Darkness is so regular these days it feels normal. It’s dark when we leave to work, it’s dark when we return. Some only catch the rays of the short lived sun through windows and doorways. Others miss it entirely. Every day the light leaves earlier, every day it takes just a bit longer to return. Darkness is taking over.
Sometimes it feels like it’s seeping in from the outside world into our souls.
It has become so familiar, this darkness, we sometimes forget what it feels like to be in the light.
I’m a few rows from the front, seated beside my sister and my friend. Their companionship feels like warmth, I’ve forgotten a little what it feels like to be among my people, the ones who I can’t stop smiling when I’m around. The lights dim, the musicians take the stage in front of me, and for two hours the sweet strains of their melodies fill my soul. Their faces are lit with joy, as if simply by singing, by strumming guitar chords, by blowing into a trumpet, they’ve gained access to glory. With every note played I feel darkness being pushed back, I feel the light streaming in.
I’d forgotten the light that comes when we lift up our voices, our instruments, our dance, our words, in praise and song.
I’m on the floor on an ordinary Tuesday morning. The morning light has begun to fall across us as we sit there, criss cross apple sauce, playing with a lego train. The little one I’m watching belly laughs at the mere sight of this toy, he delights in every trip it takes as we push it back and forth. And I watch him, mesmerized by his bright eyes, his sheer joy, the way the long awaited sun illuminates his golden curls and falls across our laps.
Too often I forget to notice the miracle of light – day after day. I forget to notice the miracle of life – running around in footie pajamas and asking for hugs. I get used to the darkness of closed eyes and hurried hearts.
It may as well be the middle of the night when our obnoxious alarms go off simultaneously at 5:30. I pull myself out of bed and flick on the bathroom light. The brightness is too much, I squeeze my eyes closed again.
Sometimes we’re so used to the dark we forget what it walking in light feels like.
I light the candles, one, two, three. One for each week in advent. The Christmas tree is glowing , the lights strung across our front door twinkle outside the window. In the flickering candlelight I open the Word of God. In Him was life and the life was the light of men. The light shines in the darkness, and the darkness has not overcome it. Slowly I turn the other lights in the house, this time my eyes become adjusted. I pull back the curtains from the windows and see the first hazy gray of dawn on the horizon. The darkness is pushed back, morning after morning, by the miracle of the sunrise – no matter how late. And day after day the Light of Men shines through the darkness, no matter how impenetrable it may seem, and dazzles our unaccustomed eyes with radiant grace.

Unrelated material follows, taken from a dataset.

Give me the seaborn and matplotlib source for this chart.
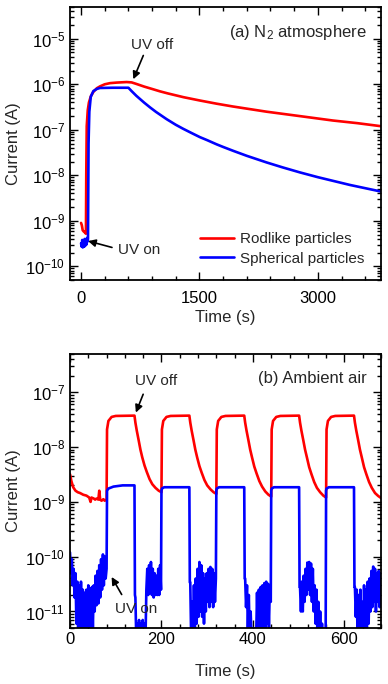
import numpy as np
import pandas as pd
import matplotlib
matplotlib.use("Agg")
import matplotlib.pyplot as plt
from matplotlib.ticker import MultipleLocator, LogLocator, NullFormatter
import seaborn as sns

# ---- panel (a): N2 atmosphere ----
red_a_t = [0, 10, 21, 35, 50, 62, 66, 72, 85, 100, 125, 156, 200, 240, 300, 367, 450, 578, 641,
           700, 800, 900, 1000, 1100, 1300, 1506, 1717, 1925, 2350, 2772, 3190, 3500, 3800]
red_a_v = [9e-10, 8e-10, 6.2e-10, 5.8e-10, 5.5e-10, 5.2e-10, 1e-8, 1.2e-7, 2.7e-7, 4e-7, 5.5e-7,
           6.8e-7, 8.2e-7, 9e-7, 1e-6, 1.06e-6, 1.09e-6, 1.12e-6, 1.1e-6,
           1.02e-6, 8.9e-7, 7.9e-7, 7e-7, 6.3e-7, 5.2e-7, 4.4e-7, 3.75e-7, 3.25e-7, 2.5e-7,
           2e-7, 1.6e-7, 1.4e-7, 1.2e-7]

blue_a_t = [0, 8, 15, 22, 30, 38, 45, 52, 60, 68, 75, 82, 88, 95, 105, 123, 156, 200, 240, 400,
            600, 640, 700, 750, 800, 875, 950, 1085, 1200, 1295, 1400, 1506, 1600, 1717, 1800,
            1928, 2100, 2350, 2550, 2772, 3000, 3405, 3800]
blue_a_v = [3.2e-10, 2.7e-10, 3.8e-10, 2.6e-10, 3.5e-10, 2.7e-10, 4e-10, 2.8e-10, 3.6e-10, 3e-10,
            4.2e-10, 3.5e-10, 4e-10, 5e-8, 2.5e-7, 5.3e-7, 7.1e-7, 7.9e-7, 8.3e-7, 8.4e-7,
            8.4e-7, 7.1e-7, 5.6e-7, 4.7e-7, 3.95e-7, 3.1e-7, 2.47e-7, 1.71e-7, 1.29e-7, 1.05e-7,
            8.5e-8, 6.9e-8, 5.9e-8, 4.8e-8, 4.2e-8, 3.45e-8, 2.68e-8, 1.92e-8, 1.5e-8, 1.16e-8,
            9.1e-9, 6.15e-9, 4.4e-9]

# ---- panel (b): ambient air ----
red_b_t = [0, 3, 7, 12, 17, 22, 29, 36, 42, 45, 47, 52, 55, 58, 62, 64, 66, 69, 73, 76, 80,
           81, 84, 91, 100, 141, 143, 146, 150, 154, 158, 163, 168, 174, 180, 187, 194, 200,
           201, 204, 211, 220, 261, 263, 266, 270, 274, 278, 283, 288, 294, 300, 307, 314, 320,
           321, 324, 331, 340, 381, 383, 386, 390, 394, 398, 403, 408, 414, 420, 427, 434, 440,
           441, 444, 451, 460, 501, 503, 506, 510, 514, 518, 523, 528, 534, 540, 547, 554, 560,
           561, 564, 571, 580, 621, 623, 626, 630, 634, 638, 643, 648, 654, 660, 667, 674, 680]
red_b_v = [3.2e-9, 2.4e-9, 1.85e-9, 1.6e-9, 1.5e-9, 1.45e-9, 1.35e-9, 1.3e-9, 1.2e-9, 1.0e-9,
           1.2e-9, 1.15e-9, 1.1e-9, 1.15e-9, 1.1e-9, 1.6e-9, 1.1e-9, 1.05e-9, 1.12e-9, 1.05e-9, 1.1e-9,
           2.1e-8, 3e-8, 3.55e-8, 3.7e-8, 3.75e-8, 2.8e-8, 2e-8, 1.35e-8, 9e-9, 6.5e-9, 4.6e-9,
           3.5e-9, 2.6e-9, 2.1e-9, 1.8e-9, 1.6e-9, 1.5e-9,
           2.1e-8, 3e-8, 3.55e-8, 3.7e-8, 3.75e-8, 2.8e-8, 2e-8, 1.35e-8, 9e-9, 6.5e-9, 4.5e-9,
           3.4e-9, 2.5e-9, 2e-9, 1.7e-9, 1.5e-9, 1.4e-9,
           2.1e-8, 3e-8, 3.55e-8, 3.7e-8, 3.75e-8, 2.8e-8, 2e-8, 1.35e-8, 9e-9, 6.5e-9, 4.4e-9,
           3.3e-9, 2.4e-9, 1.9e-9, 1.55e-9, 1.35e-9, 1.25e-9,
           2.1e-8, 3e-8, 3.55e-8, 3.7e-8, 3.75e-8, 2.8e-8, 2e-8, 1.35e-8, 9e-9, 6.5e-9, 4.3e-9,
           3.2e-9, 2.3e-9, 1.8e-9, 1.5e-9, 1.3e-9, 1.2e-9,
           2.1e-8, 3e-8, 3.55e-8, 3.7e-8, 3.75e-8, 2.8e-8, 2e-8, 1.35e-8, 9e-9, 6.5e-9, 4.3e-9,
           3.2e-9, 2.3e-9, 1.8e-9, 1.45e-9, 1.28e-9, 1.18e-9]

blue_b_t = [0, 2, 4, 6, 8, 10, 12, 14, 16, 18, 20, 22, 24, 26, 28, 30, 32, 34, 36, 38,
            40, 42, 44, 46, 48, 50, 52, 54, 56, 58, 60, 62, 64, 66, 68, 70, 72, 74, 76, 78,
            80, 81, 84, 95, 115, 141,
            142, 143, 145, 147, 149, 151, 153, 155, 157, 159, 161, 163, 165, 167, 169, 171,
            173, 175, 177, 179, 181, 183, 185, 187, 189, 191, 193, 195, 197, 199,
            200, 201, 206, 261,
            262, 263, 265, 267, 269, 271, 273, 275, 277, 279, 281, 283, 285, 287, 289, 291,
            293, 295, 297, 299, 301, 303, 305, 307, 309, 311, 313, 315, 317, 319,
            320, 321, 326, 381,
            382, 383, 385, 387, 389, 391, 393, 395, 397, 399, 401, 403, 405, 407, 409, 411,
            413, 415, 417, 419, 421, 423, 425, 427, 429, 431, 433, 435, 437, 439,
            440, 441, 446, 501,
            502, 503, 505, 507, 509, 511, 513, 515, 517, 519, 521, 523, 525, 527, 529, 531,
            533, 535, 537, 539, 541, 543, 545, 547, 549, 551, 553, 555, 557, 559,
            560, 561, 566, 621,
            622, 623, 625, 627, 629, 631, 633, 635, 637, 639, 641, 643, 645, 647, 649, 651,
            653, 655, 657, 659, 661, 663, 665, 667, 669, 671, 673, 675, 677, 679, 680]
blue_b_v = [1.2e-10, 5e-11, 9e-11, 3e-11, 6e-11, 1.8e-11, 5e-11, 6e-12, 3.5e-11, 3e-12,
            3e-11, 3e-12, 3.5e-11, 3e-12, 2.5e-11, 4e-12, 2.2e-11, 3e-12, 2.5e-11, 3e-12,
            3e-11, 4e-12, 2.6e-11, 3e-12, 2.8e-11, 5e-12, 3e-11, 1e-11, 4.5e-11, 1.3e-11,
            5.5e-11, 1.4e-11, 7e-11, 1.8e-11, 9e-11, 2.5e-11, 1.1e-10, 3e-11, 1e-10, 4e-11,
            6e-11, 1.6e-9, 1.75e-9, 1.9e-9, 2e-9, 2e-9,
            2e-11, 1.8e-11, 3e-12, 6e-12, 3e-12, 7e-12, 3e-12, 6e-12, 3e-12, 7e-12, 3e-12,
            6e-12, 3e-12, 2.5e-11, 6e-11, 2e-11, 7e-11, 2.2e-11, 8e-11, 2e-11, 6e-11,
            1.8e-11, 5e-11, 2e-11, 4.5e-11, 2e-11, 6e-11, 2e-11, 7e-11, 2.5e-11,
            1.6e-9, 1.75e-9, 1.85e-9, 1.85e-9,
            3.4e-11, 3.4e-11, 3e-12, 1.5e-11, 3e-12, 3e-11, 4e-12, 4e-11, 6e-12, 6e-11,
            8e-12, 8e-11, 1e-11, 7e-11, 8e-12, 5e-11, 6e-12, 4e-11, 1e-11, 5e-11,
            1.5e-11, 6e-11, 1.2e-11, 6.5e-11, 1.5e-11, 6e-11, 1.2e-11, 5e-11, 1.5e-11, 4e-11,
            1.6e-9, 1.75e-9, 1.85e-9, 1.85e-9,
            4e-11, 4e-11, 1.2e-11, 3e-11, 5e-12, 2e-11, 3e-12, 1e-11, 3e-12, 3e-12,
            5e-12, 3e-12, 3e-12, 3e-12, 2.2e-11, 3e-12, 2.5e-11, 4e-12, 2.8e-11, 3e-12,
            3e-11, 5e-12, 3.3e-11, 4e-12, 3.5e-11, 6e-12, 3.2e-11, 5e-12, 3e-11, 1.5e-11,
            1.6e-9, 1.75e-9, 1.85e-9, 1.85e-9,
            2.8e-11, 2.8e-11, 1e-11, 3.5e-11, 1e-11, 4.5e-11, 1.5e-11, 6e-11, 2e-11, 7.8e-11,
            2.5e-11, 8e-11, 2e-11, 7.5e-11, 1.5e-11, 6e-11, 1e-11, 3e-11, 6e-12, 2.5e-11,
            4e-12, 1.5e-11, 3e-12, 1e-11, 3e-12, 6e-12, 3e-12, 3e-12, 3e-12, 3e-12,
            1.6e-9, 1.75e-9, 1.85e-9, 1.85e-9,
            2.8e-11, 2.8e-11, 8e-12, 2.5e-11, 3e-12, 2e-11, 3e-12, 2.5e-11, 4e-12, 1.5e-11,
            3e-12, 3e-11, 5e-12, 2.5e-11, 3e-12, 3.5e-11, 6e-12, 4e-11, 1e-11, 5.5e-11,
            1.2e-11, 6.6e-11, 1.5e-11, 6e-11, 1e-11, 5e-11, 1.5e-11, 5.5e-11, 1.2e-11, 5e-11,
            2e-11]

sns.set_theme(style="ticks")
plt.rcParams["font.family"] = ["Liberation Sans", "DejaVu Sans"]
plt.rcParams["mathtext.fontset"] = "custom"
plt.rcParams["mathtext.rm"] = "Liberation Sans"
plt.rcParams["mathtext.default"] = "regular"

RED = "#ff0000"
BLUE = "#0000ff"

fig = plt.figure(figsize=(3.88, 6.84), dpi=100)
ax1 = fig.add_axes([0.1804, 0.5906, 0.8015, 0.3992])
ax2 = fig.add_axes([0.1804, 0.0819, 0.8015, 0.4006])

df_ra = pd.DataFrame({"t": red_a_t, "I": red_a_v})
df_ba = pd.DataFrame({"t": blue_a_t, "I": blue_a_v})
df_rb = pd.DataFrame({"t": red_b_t, "I": red_b_v})
df_bb = pd.DataFrame({"t": blue_b_t, "I": blue_b_v})

lw = 1.9
sns.lineplot(data=df_ra, x="t", y="I", ax=ax1, color=RED, lw=lw, sort=False,
             estimator=None, label="Rodlike particles")
sns.lineplot(data=df_ba, x="t", y="I", ax=ax1, color=BLUE, lw=lw, sort=False,
             estimator=None, label="Spherical particles")
sns.lineplot(data=df_rb, x="t", y="I", ax=ax2, color=RED, lw=lw, sort=False, estimator=None)
sns.lineplot(data=df_bb, x="t", y="I", ax=ax2, color=BLUE, lw=lw, sort=False, estimator=None)

for ax in (ax1, ax2):
    ax.set_yscale("log")
    ax.yaxis.set_major_locator(LogLocator(base=10, numticks=20))
    ax.yaxis.set_minor_locator(LogLocator(base=10, subs=np.arange(2, 10), numticks=20))
    ax.yaxis.set_minor_formatter(NullFormatter())
    ax.tick_params(which="both", direction="in", top=True, right=True, labelsize=12,
                   colors="black", width=1)
    ax.tick_params(which="major", length=6)
    ax.tick_params(which="minor", length=3)
    for s in ax.spines.values():
        s.set_linewidth(1.3)
        s.set_color("black")
    ax.set_ylabel("Current (A)", fontsize=12, labelpad=3)

ax1.tick_params(axis="x", which="major", pad=8)
ax1.set_xlabel("Time (s)", fontsize=12, labelpad=3)
ax2.tick_params(axis="x", which="major", pad=3)
ax2.set_xlabel("Time (s)", fontsize=12, labelpad=12)

ax1.set_xlim(-140, 3800)
ax1.set_ylim(5e-11, 5e-5)
ax1.xaxis.set_major_locator(MultipleLocator(1500))
ax1.xaxis.set_minor_locator(MultipleLocator(300))

ax2.set_xlim(0, 680)
ax2.set_ylim(5e-12, 5e-7)
ax2.xaxis.set_major_locator(MultipleLocator(200))
ax2.xaxis.set_minor_locator(MultipleLocator(40))

arrow = dict(arrowstyle="-|>", color="black", lw=1.2, mutation_scale=11, shrinkA=0, shrinkB=0)

ax1.text(0.955, 0.908, "(a) N$_2$ atmosphere", transform=ax1.transAxes, ha="right",
         va="center", fontsize=12)
ax1.text(905, 7.2e-6, "UV off", ha="center", va="center", fontsize=11)
ax1.annotate("", xy=(662, 1.29e-6), xytext=(789, 4.3e-6), arrowprops=arrow)
ax1.text(468, 2.3e-10, "UV on", ha="left", va="center", fontsize=11)
ax1.annotate("", xy=(89, 3.6e-10), xytext=(392, 2.6e-10), arrowprops=arrow)
ax1.legend(loc="lower right", bbox_to_anchor=(0.985, 0.008), frameon=False, fontsize=11,
           handlelength=2.2, handletextpad=0.4, labelspacing=0.35, borderpad=0.3)

ax2.text(0.955, 0.912, "(b) Ambient air", transform=ax2.transAxes, ha="right",
         va="center", fontsize=12)
ax2.text(188, 1.6e-7, "UV off", ha="center", va="center", fontsize=11)
ax2.annotate("", xy=(144, 4.26e-8), xytext=(160, 9.2e-8), arrowprops=arrow)
ax2.text(144, 1.09e-11, "UV on", ha="center", va="center", fontsize=11)
ax2.annotate("", xy=(91, 4.26e-11), xytext=(113, 2.04e-11), arrowprops=arrow)

fig.savefig("out.png", dpi=100)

Our early evening lessons feel like midnight as I sit at the piano, correcting scale fingerings and teaching the notes to Silent Night for the twelfth time. Small fingers push down key after key, slowly hearing the familiar tune come together. G, G, E, F, F, C. All is calm, all is bright. Each careful note is like a pinprick of light. All is bright, even in the night, even in the dark. Because we’re remembering how to push back the dark, we’re remembering to let the light in.
The people walking in darkness have seen a great light.